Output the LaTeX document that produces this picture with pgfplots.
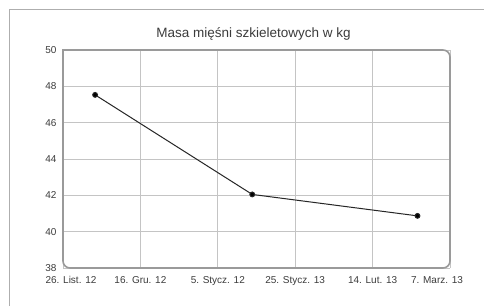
\documentclass[border=0pt]{standalone}
\usepackage{pgfplots}
\pgfplotsset{compat=1.18}
\usepackage{fontspec}
\setmainfont{Liberation Sans}
\definecolor{txt}{HTML}{3C3C3C}
\definecolor{gridc}{HTML}{C4C4C4}
\definecolor{framec}{HTML}{9A9A9A}
\begin{document}
\begin{tikzpicture}[x=1pt,y=1pt]
\useasboundingbox (0,0) rectangle (484,306);
\fill[white] (0,0) rectangle (484,306);
\draw[framec!80, line width=0.9pt] (9,0) -- (9,297) -- (484,297);
\begin{axis}[
  at={(63pt,38pt)}, anchor=south west,
  scale only axis, width=387pt, height=218pt,
  xmin=0, xmax=100, ymin=38, ymax=50,
  xtick={0,20,40,60,80,100},
  xticklabels={\rule{16pt}{0pt}26. List. 12, 16. Gru. 12, 5. Stycz. 12, 25. Stycz. 13, 14. Lut. 13, 7. Marz. 13\rule{26pt}{0pt}},
  ytick={38,40,...,50},
  axis line style={draw=none},
  major tick length=0pt,
  grid=major,
  major grid style={gridc, line width=0.8pt},
  tick label style={font=\fontsize{10}{12}\selectfont, text=txt},
  yticklabel style={xshift=-3pt},
  xticklabel style={yshift=-5pt},
  /pgf/number format/assume math mode=true,
  clip=false,
  after end axis/.code={
    \draw[framec, line width=1.6pt] (rel axis cs:0,0.5) -- (rel axis cs:0,1) -- (rel axis cs:0.5,1)
      [rounded corners=7pt] -- (rel axis cs:1,1) -- (rel axis cs:1,0) -- (rel axis cs:0,0) -- (rel axis cs:0,0.5);
    \node[anchor=base, text=txt, font=\fontsize{13.5}{15}\selectfont] at ([xshift=-3pt,yshift=12pt]rel axis cs:0.5,1) {Masa mięśni szkieletowych w kg};
  },
]
\addplot[black!85, line width=1pt, mark=*, mark size=2.4pt, mark options={fill=black}] coordinates {
  (8.3,47.53) (48.9,42.05) (91.6,40.87)
};
\end{axis}
\end{tikzpicture}
\end{document}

:::

### To be done:
Copy every line above word for word and exclude the pictures.

### Solution to the problem:
Output the LaTeX document that produces this picture with pgfplots.
\documentclass[border=0pt]{standalone}
\usepackage{pgfplots}
\pgfplotsset{compat=1.18}
\usepackage{fontspec}
\setmainfont{Liberation Sans}
\definecolor{txt}{HTML}{3C3C3C}
\definecolor{gridc}{HTML}{C4C4C4}
\definecolor{framec}{HTML}{9A9A9A}
\begin{document}
\begin{tikzpicture}[x=1pt,y=1pt]
\useasboundingbox (0,0) rectangle (484,306);
\fill[white] (0,0) rectangle (484,306);
\draw[framec!80, line width=0.9pt] (9,0) -- (9,297) -- (484,297);
\begin{axis}[
  at={(63pt,38pt)}, anchor=south west,
  scale only axis, width=387pt, height=218pt,
  xmin=0, xmax=100, ymin=38, ymax=50,
  xtick={0,20,40,60,80,100},
  xticklabels={\rule{16pt}{0pt}26. List. 12, 16. Gru. 12, 5. Stycz. 12, 25. Stycz. 13, 14. Lut. 13, 7. Marz. 13\rule{26pt}{0pt}},
  ytick={38,40,...,50},
  axis line style={draw=none},
  major tick length=0pt,
  grid=major,
  major grid style={gridc, line width=0.8pt},
  tick label style={font=\fontsize{10}{12}\selectfont, text=txt},
  yticklabel style={xshift=-3pt},
  xticklabel style={yshift=-5pt},
  /pgf/number format/assume math mode=true,
  clip=false,
  after end axis/.code={
    \draw[framec, line width=1.6pt] (rel axis cs:0,0.5) -- (rel axis cs:0,1) -- (rel axis cs:0.5,1)
      [rounded corners=7pt] -- (rel axis cs:1,1) -- (rel axis cs:1,0) -- (rel axis cs:0,0) -- (rel axis cs:0,0.5);
    \node[anchor=base, text=txt, font=\fontsize{13.5}{15}\selectfont] at ([xshift=-3pt,yshift=12pt]rel axis cs:0.5,1) {Masa mięśni szkieletowych w kg};
  },
]
\addplot[black!85, line width=1pt, mark=*, mark size=2.4pt, mark options={fill=black}] coordinates {
  (8.3,47.53) (48.9,42.05) (91.6,40.87)
};
\end{axis}
\end{tikzpicture}
\end{document}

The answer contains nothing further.